Considering the scope of this post is Topic Analysis, I’ll leave out the basics of NLP (to understand the above terms, if you’re not familiar) for another post.
Topic Extraction using RAKE
RAKE stands for Rapid Automatic Keyword Extraction. Please check out the documentation for more understanding of the algorithm behind the function
keyword_rake() which we’ll use to perform Topic Extraction.
doc_df <- as.data.frame(doc) topics <- keywords_rake(x = doc_df, term = "lemma", group = "doc_id", relevant = doc_df$upos %in% c("NOUN", "ADJ")) head(topics)

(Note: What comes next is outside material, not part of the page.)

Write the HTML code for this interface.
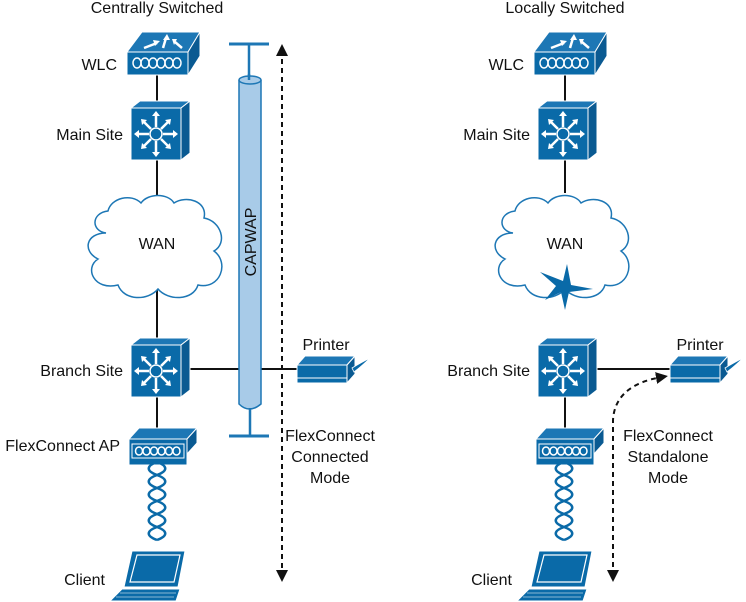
<!DOCTYPE html>
<html><head><meta charset="utf-8"><style>
html,body{margin:0;padding:0;background:#fff;}
svg{display:block;}
text{font-family:"Liberation Sans",Arial,sans-serif;fill:#111;font-size:16px;}
</style></head><body>
<svg width="746" height="602" viewBox="0 0 746 602" xmlns="http://www.w3.org/2000/svg">
<defs>
<marker id="ah" viewBox="0 0 10 10" refX="5" refY="5" markerWidth="6" markerHeight="6" orient="auto-start-reverse"><path d="M0,0 L10,5 L0,10 z" fill="#111"/></marker>
<g id="sw">
  <polygon points="0,7 9,0 59,0 50,7" fill="#1d77b5" stroke="#fff" stroke-width="1"/>
  <polygon points="50,7 59,0 59,52 50,59" fill="#0a5a92" stroke="#fff" stroke-width="1"/>
  <rect x="0" y="7" width="50" height="52" fill="#0a6aa8" stroke="#fff" stroke-width="1"/>
  <circle cx="25" cy="33" r="6" fill="#0a6aa8" stroke="#fff" stroke-width="1.5"/>
  <g stroke="#fff" stroke-width="2.5">
    <line x1="25" y1="26" x2="25" y2="13"/><line x1="25" y1="40" x2="25" y2="53"/>
    <line x1="18" y1="33" x2="5" y2="33"/><line x1="32" y1="33" x2="45" y2="33"/>
    <line x1="20" y1="28" x2="12" y2="20"/><line x1="30" y1="28" x2="38" y2="20"/>
    <line x1="20" y1="38" x2="12" y2="46"/><line x1="30" y1="38" x2="38" y2="46"/>
  </g>
  <g fill="#fff">
    <polygon points="25,10 21,15 29,15"/><polygon points="25,56 21,51 29,51"/>
    <polygon points="3,33 8,29 8,37"/><polygon points="47,33 42,29 42,37"/>
    <polygon points="10,18 16,19 11,24"/><polygon points="40,18 34,19 39,24"/>
    <polygon points="10,48 16,47 11,42"/><polygon points="40,48 34,47 39,42"/>
  </g>
</g>
<g id="wlc">
  <polygon points="0,20 15,0 73,0 61,20" fill="#1d77b5" stroke="#fff" stroke-width="1"/>
  <polygon points="61,20 73,0 73,24 61,43" fill="#0a5a92" stroke="#fff" stroke-width="1"/>
  <rect x="0" y="20" width="61" height="23" fill="#0a6aa8" stroke="#fff" stroke-width="1"/>
  <g fill="none" stroke="#fff" stroke-width="1.5">
    <ellipse cx="10" cy="31" rx="4" ry="5"/><ellipse cx="18" cy="31" rx="4" ry="5"/><ellipse cx="26" cy="31" rx="4" ry="5"/><ellipse cx="34" cy="31" rx="4" ry="5"/><ellipse cx="42" cy="31" rx="4" ry="5"/><ellipse cx="50" cy="31" rx="4" ry="5"/>
  </g>
  <g stroke="#fff" stroke-width="2.5"><line x1="17" y1="16" x2="30" y2="11"/><line x1="36" y1="16" x2="39" y2="6"/><line x1="55" y1="16" x2="48" y2="10"/></g>
  <g fill="#fff"><polygon points="33,9 26,8 28,14"/><polygon points="40,2 36,8 43,8"/><polygon points="45,7 50,7 47,13"/></g>
</g>
<g id="ap">
  <polygon points="0,11 10,0 68,0 58,11" fill="#1d77b5" stroke="#fff" stroke-width="1"/>
  <polygon points="58,11 68,0 68,15 58,26" fill="#0a5a92" stroke="#fff" stroke-width="1"/>
  <rect x="0" y="11" width="58" height="26" fill="#0a6aa8" stroke="#fff" stroke-width="1"/>
  <rect x="3" y="16" width="52" height="14" fill="none" stroke="#fff" stroke-width="1"/>
  <g fill="none" stroke="#fff" stroke-width="1.5">
    <ellipse cx="10" cy="23" rx="3.5" ry="4"/><ellipse cx="17.5" cy="23" rx="3.5" ry="4"/><ellipse cx="25" cy="23" rx="3.5" ry="4"/><ellipse cx="32.5" cy="23" rx="3.5" ry="4"/><ellipse cx="40" cy="23" rx="3.5" ry="4"/><ellipse cx="47.5" cy="23" rx="3.5" ry="4"/>
  </g>
</g>
<g id="printer">
  <polygon points="0,9 8,0 58,0 50,9" fill="#1d77b5" stroke="#fff" stroke-width="1"/>
  <polygon points="50,9 58,0 58,18 50,27" fill="#0a5a92" stroke="#fff" stroke-width="1"/>
  <rect x="0" y="9" width="50" height="18" fill="#0a6aa8" stroke="#fff" stroke-width="1"/>
  <line x1="0" y1="22" x2="50" y2="22" stroke="#fff" stroke-width="1"/>
  <path d="M55,12 Q65,6 73,2 Q66,9 57,16 z" fill="#0a6aa8" stroke="#fff" stroke-width="0.8"/>
</g>
<g id="helix" fill="none" stroke="#0a6aa8" stroke-width="2.5">
  <path d="M9,0 C20,4 20,9 9,13 C-2,17 -2,22 9,26 C20,30 20,35 9,39 C-2,43 -2,48 9,52 C20,56 20,61 9,65 C-2,69 -2,74 9,78"/>
  <path d="M9,0 C-2,4 -2,9 9,13 C20,17 20,22 9,26 C-2,30 -2,35 9,39 C20,43 20,48 9,52 C-2,56 -2,61 9,65 C20,69 20,74 9,78"/>
</g>
<g id="laptop">
  <polygon points="22,0 75,0 68,36 14,36" fill="#0a6aa8" stroke="#fff" stroke-width="1"/>
  <polygon points="27,4 70,4 64,31 20,31" fill="none" stroke="#fff" stroke-width="1.2"/>
  <polygon points="12,38 70,38 66,50 0,50" fill="#0a6aa8" stroke="#fff" stroke-width="1"/>
  <g stroke="#fff" stroke-width="0.6"><line x1="10" y1="42" x2="66" y2="42"/><line x1="6" y1="46" x2="64" y2="46"/></g>
</g>
<g id="cloud">
  <path d="M20,40 C5,38 5,20 22,18 C25,5 45,0 55,10 C62,0 82,0 88,10 C100,2 122,8 118,25 C135,28 142,50 128,58 C144,70 134,97 112,92 C107,108 82,108 72,96 C62,108 38,108 32,92 C8,98 -2,75 12,66 C-4,58 0,40 20,40 z" fill="#fff" stroke="#1d77b5" stroke-width="1.5"/>
</g>
</defs>

<!-- LEFT -->
<text x="157" y="13" text-anchor="middle">Centrally Switched</text>
<line x1="157" y1="75" x2="157" y2="338" stroke="#111" stroke-width="2"/>
<line x1="157" y1="397" x2="157" y2="430" stroke="#111" stroke-width="2"/>
<line x1="190" y1="369" x2="297" y2="369" stroke="#111" stroke-width="2"/>
<use href="#wlc" x="127" y="32"/>
<text x="117" y="70" text-anchor="end">WLC</text>
<use href="#sw" x="131" y="101"/>
<text x="123" y="140" text-anchor="end">Main Site</text>
<use href="#cloud" x="86" y="193"/>
<text x="157" y="249" text-anchor="middle">WAN</text>
<use href="#sw" x="131" y="338"/>
<text x="123" y="376" text-anchor="end">Branch Site</text>
<use href="#ap" x="129" y="428"/>
<text x="120" y="451" text-anchor="end">FlexConnect AP</text>
<use href="#helix" x="148" y="462"/>
<use href="#laptop" x="110" y="551"/>
<text x="105" y="585" text-anchor="end">Client</text>

<!-- CAPWAP pipe -->
<line x1="229" y1="44" x2="269" y2="44" stroke="#1d77b5" stroke-width="3"/>
<line x1="249" y1="44" x2="249" y2="80" stroke="#1d77b5" stroke-width="2.5"/>
<path d="M239,80 L239,404 Q249,414 261,404 L261,80" fill="#a8cbe8" stroke="#1d77b5" stroke-width="1.5"/>
<ellipse cx="250" cy="80" rx="11" ry="4" fill="#a8cbe8" stroke="#1d77b5" stroke-width="1.5"/>
<line x1="249" y1="80" x2="249" y2="74" stroke="#1d77b5" stroke-width="2.5"/>
<line x1="250" y1="408" x2="250" y2="436" stroke="#1d77b5" stroke-width="2.5"/>
<line x1="229" y1="436" x2="269" y2="436" stroke="#1d77b5" stroke-width="3"/>
<text x="0" y="0" text-anchor="middle" transform="translate(256,242) rotate(-90)">CAPWAP</text>
<line x1="282" y1="50" x2="282" y2="576" stroke="#111" stroke-width="2" stroke-dasharray="5,4" marker-start="url(#ah)" marker-end="url(#ah)"/>
<use href="#printer" x="297" y="356"/>
<text x="326" y="350" text-anchor="middle">Printer</text>
<text x="330" y="441" text-anchor="middle">FlexConnect</text>
<text x="330" y="462" text-anchor="middle">Connected</text>
<text x="330" y="483" text-anchor="middle">Mode</text>

<!-- RIGHT -->
<text x="565" y="13" text-anchor="middle">Locally Switched</text>
<line x1="565" y1="75" x2="565" y2="193" stroke="#111" stroke-width="2"/>
<line x1="565" y1="397" x2="565" y2="430" stroke="#111" stroke-width="2"/>
<line x1="597" y1="369" x2="670" y2="369" stroke="#111" stroke-width="2"/>
<use href="#wlc" x="534" y="32"/>
<text x="524" y="70" text-anchor="end">WLC</text>
<use href="#sw" x="538" y="101"/>
<text x="530" y="140" text-anchor="end">Main Site</text>
<use href="#cloud" x="493" y="193"/>
<text x="565" y="249" text-anchor="middle">WAN</text>
<polygon points="567,264 563,281 540,272 556,286 545,300 561,292 565,310 569,292 593,289 571,285" fill="#0a6aa8"/>
<use href="#sw" x="538" y="338"/>
<text x="530" y="376" text-anchor="end">Branch Site</text>
<use href="#ap" x="536" y="428"/>
<use href="#helix" x="555" y="462"/>
<use href="#laptop" x="517" y="551"/>
<text x="512" y="585" text-anchor="end">Client</text>
<use href="#printer" x="670" y="356"/>
<text x="700" y="350" text-anchor="middle">Printer</text>
<path d="M613,576 L613,420 Q615,385 662,377" fill="none" stroke="#111" stroke-width="2" stroke-dasharray="5,4" marker-start="url(#ah)" marker-end="url(#ah)"/>
<text x="668" y="441" text-anchor="middle">FlexConnect</text>
<text x="668" y="462" text-anchor="middle">Standalone</text>
<text x="668" y="483" text-anchor="middle">Mode</text>
</svg>
</body></html>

## keyword ngram freq rake ## 1 last update 2 3 2.080000 ## 2 continuous scrolling 2 4 2.000000 ## 3 dark mode 2 2 2.000000 ## 4 search result 2 4 2.000000 ## 5 latest update 2 4 1.846667 ## 6 wish list 2 2 1.700000
Voila! Topics (or as technically it goes, Keywords) have been extracted using RAKE. As the output above states, we also get to see few metrics like
rake score against those Topics.
Let’s load up the library
tidyverse to kickstart our Analysis
and make a bar chart of the top 10 topics based on the rake score.
topics %>% head() %>% ggplot() + geom_bar(aes(x = keyword, y = rake), stat = "identity", fill = "#ff2211") + theme_minimal() + labs(title = "Top Topics of Negative Customer Reviews", subtitle = "Amazon US iOS App", caption = "Apple App Store")
That’s a nice plot indicating the top customer pain points. Seems the latest update and its error messages didn’t go well with the Customers. This is a simple bar plot but the output of
RAKE could also be used to make a correlation plot between
rake score and
freq to add extra dimension in understanding More frequently occuring topics.
udpipe is a very handy package if you are in the business of NLP and Text Analytics. It also supports multiple other Languages like German, French other than English.